Argent is the heraldic metal Silver and is usually shown as very pure white. It is also known more poetically as pearl, moon (or luna) 1. In a sketch or drawing it is represented by plain, unmarked paper 2.
The bright, strong blue color in Heraldry is known in English as azure, and similarly in other European languages – azul in Spanish, azurro in Italian and azur in French. The word has its roots in the Arabic word lazura, also the source of the name of the precious stone lapis lazuli 3. Despite this, those heralds who liked to associate colours with jewels chose instead to describe blue as Sapphire. According to Wade, the use of this colour symbolises “Loyalty and Truth” 4.

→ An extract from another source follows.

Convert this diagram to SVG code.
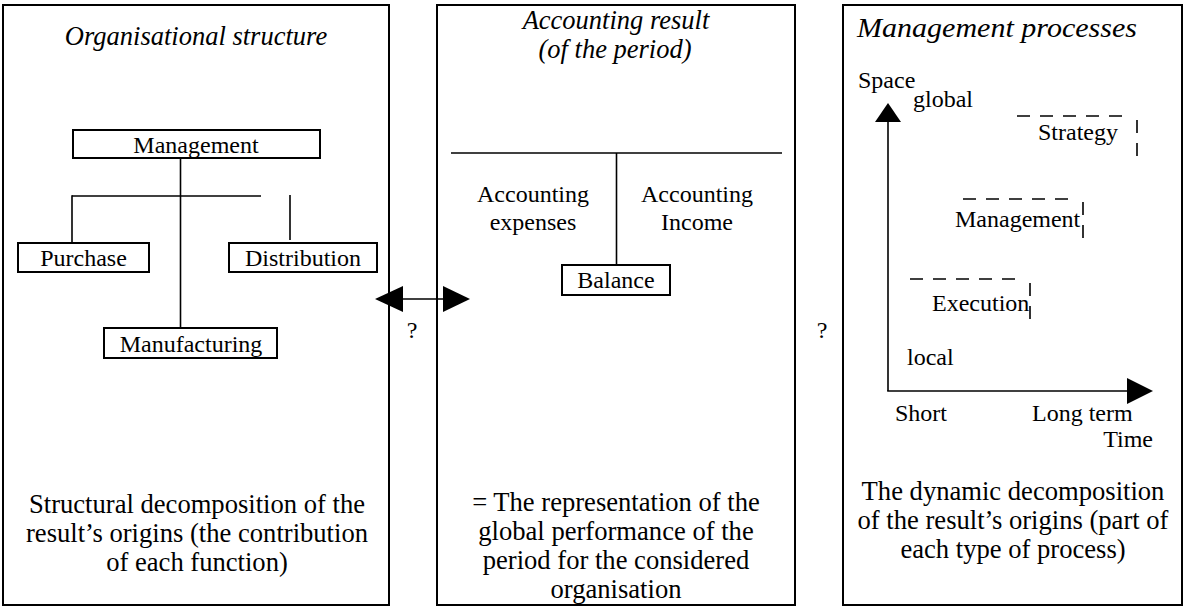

Gules, the heraldic colour red is very popular, sometimes said to represent “Military Fortitude and Magnanimity”5. It is usually abbreviated as gu and in the days before colour printing was shown in a system known as hatching by vertical lines 6. Although it may look like a French word it is normally pronounced with a hard “g” and may be derived either from the Latin gula (throat) or Arabic gule (rose).7
The bright yellow colour frequently found in coats of arms is known to heralds as Or, or sometimes simply as Gold.8. Along with, argent, or silver it forms the two “metals” of heraldry – one of the guidelines of heraldic design is that silver objects should not be placed upon gold fields and vice versa 9. The yellow colour is often associated with the Sun, and the zodiacal sign of Leo.10.

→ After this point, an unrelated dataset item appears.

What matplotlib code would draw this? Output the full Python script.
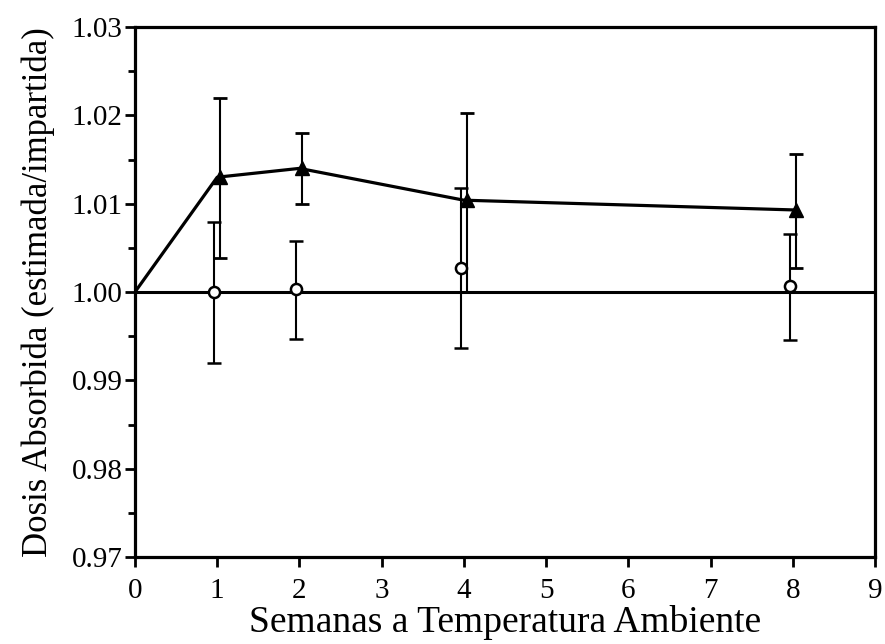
import matplotlib
matplotlib.use("Agg")
import matplotlib.pyplot as plt
import matplotlib.transforms as mtransforms
from matplotlib.ticker import MultipleLocator, FormatStrFormatter

plt.rcParams['font.family'] = ['Liberation Serif', 'DejaVu Serif']

# Weeks stored at room temperature
weeks = [1, 2, 4, 8]

# Estimated / delivered absorbed dose ratio, triangles (connected series)
tri_start_week = 0
tri_start_value = 1.000
tri_values = [1.013, 1.014, 1.0104, 1.0093]
tri_low = [1.0039, 1.010, 1.0000, 1.0027]
tri_high = [1.022, 1.018, 1.0203, 1.0156]

# Open circles
circ_values = [1.000, 1.0003, 1.0027, 1.0007]
circ_low = [0.992, 0.9947, 0.9937, 0.9946]
circ_high = [1.0079, 1.0058, 1.0118, 1.0066]

reference_level = 1.00

fig = plt.figure(figsize=(8.85, 6.44), dpi=100)
ax = fig.add_axes([0.1525, 0.135, 0.8362, 0.823])

ax.set_xlim(0, 9)
ax.set_ylim(0.97, 1.03)

# reference line at unity
ax.axhline(reference_level, color='black', lw=2.2, zorder=1)

shift_l = mtransforms.ScaledTranslation(-3/100, 0, fig.dpi_scale_trans)
shift_r = mtransforms.ScaledTranslation(3/100, 0, fig.dpi_scale_trans)

# connected triangle series
ax.plot([tri_start_week] + weeks, [tri_start_value] + tri_values,
        color='black', lw=2.3, zorder=3)
tri_err = [[v - lo for v, lo in zip(tri_values, tri_low)],
           [hi - v for v, hi in zip(tri_values, tri_high)]]
ax.errorbar(weeks, tri_values, yerr=tri_err, fmt='^', color='black',
            markersize=10, elinewidth=1.5, capsize=5, capthick=2,
            transform=ax.transData + shift_r, zorder=4)

circ_err = [[v - lo for v, lo in zip(circ_values, circ_low)],
            [hi - v for v, hi in zip(circ_values, circ_high)]]
ax.errorbar(weeks, circ_values, yerr=circ_err, fmt='o', color='black',
            markerfacecolor='white', markeredgewidth=1.8, markersize=8,
            elinewidth=1.5, capsize=5, capthick=2,
            transform=ax.transData + shift_l, zorder=5)

for sp in ax.spines.values():
    sp.set_linewidth(2.3)

ax.xaxis.set_major_locator(MultipleLocator(1))
ax.yaxis.set_major_locator(MultipleLocator(0.01))
ax.yaxis.set_minor_locator(MultipleLocator(0.005))
ax.yaxis.set_major_formatter(FormatStrFormatter('%.2f'))
ax.tick_params(axis='both', which='major', direction='out', length=7,
               width=2, labelsize=21)
ax.tick_params(axis='x', which='major', pad=8)
ax.tick_params(axis='y', which='major', pad=2)
ax.tick_params(axis='y', which='minor', direction='out', length=5, width=2)

ax.set_xlabel('Semanas a Temperatura Ambiente', fontsize=27, labelpad=1)
ax.set_ylabel('Dosis Absorbida (estimada/impartida)', fontsize=25, labelpad=12)

fig.savefig('out.png', dpi=100)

The art of heraldry would be significantly poorer if we were without the lion in all its forms. Most general works on Heraldry devote at least one chapter solely to this magnificent creature and its multifarious depictions 11 12 13. Some of the earliest known examples of heraldry, dating right back to the knighting of Geoffrey of Anjou in 1127, where he is shown with six such beasts upon his shield 14 .The great authority on heraldic symbology, Wade, points out the high place that the lion holds in heraldry, “as the emblem of deathless courage” 15, a sentiment echoed equally today.

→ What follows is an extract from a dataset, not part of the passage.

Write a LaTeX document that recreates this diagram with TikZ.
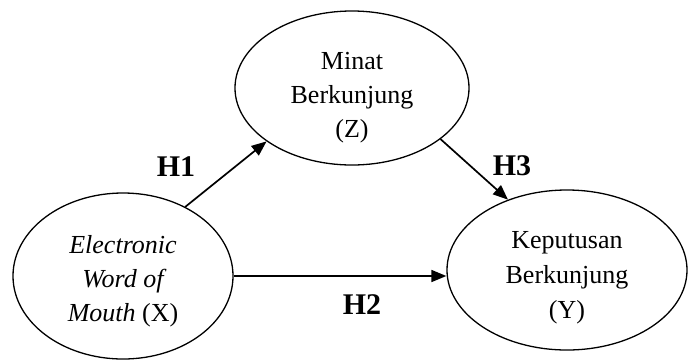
\documentclass[tikz,border=0pt]{standalone}
\usepackage{fontspec}
\setmainfont{Liberation Serif}
\usetikzlibrary{shapes.geometric,arrows.meta}
\begin{document}
\begin{tikzpicture}[x=1pt,y=-1pt,
  var/.style={ellipse,draw,line width=1.3pt,inner sep=0pt},
  lbl/.style={align=center,inner sep=0pt,font=\fontsize{26}{34}\selectfont},
  hyp/.style={font=\fontsize{30}{34}\selectfont\bfseries,inner sep=0pt},
  arr/.style={line width=1.7pt,-{Triangle[length=15pt,width=12pt]}}]
\useasboundingbox (0,0) rectangle (691,360);
\node[var,minimum width=220pt,minimum height=166pt] (X) at (123,276) {};
\node[var,minimum width=234pt,minimum height=154pt] (Z) at (352,88) {};
\node[var,minimum width=240pt,minimum height=160pt] (Y) at (567,270) {};
\node[lbl] (Xt) at (123,281)
  {\itshape Electronic\\ \itshape Word of\\ \itshape Mouth \upshape(X)};
\node[lbl] (Zt) at (352,98) {Minat\\ Berkunjung\\ (Z)};
\node[lbl,font=\fontsize{26}{35}\selectfont] (Yt) at (567,278) {Keputusan\\ Berkunjung\\ (Y)};
\draw[arr] (X.48.9) -- (Z.212.5);
\draw[arr] (Z.330.2) -- (Y.130.5);
\draw[arr] (X.east) -- (X.east -| Y.west);
\node[hyp] (h1) at (176,167) {H1};
\node[hyp] (h2) at (362,305) {H2};
\node[hyp] (h3) at (512,166) {H3};
\end{tikzpicture}
\end{document}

The billet is a simple rectangular shape like a brick or ingot, and in fact is sometimes shown with simply shading to imply rounded corners, quite a rare feature in the largely solid and geometric art of heraldry. Billetty then comes to mean “strewn with billets”, i.e. the field is covered with regularly spaced rectangles with large gaps between them 16. This kind of patterning is known as a treatment, and there are no fixed colours, any combination may be used.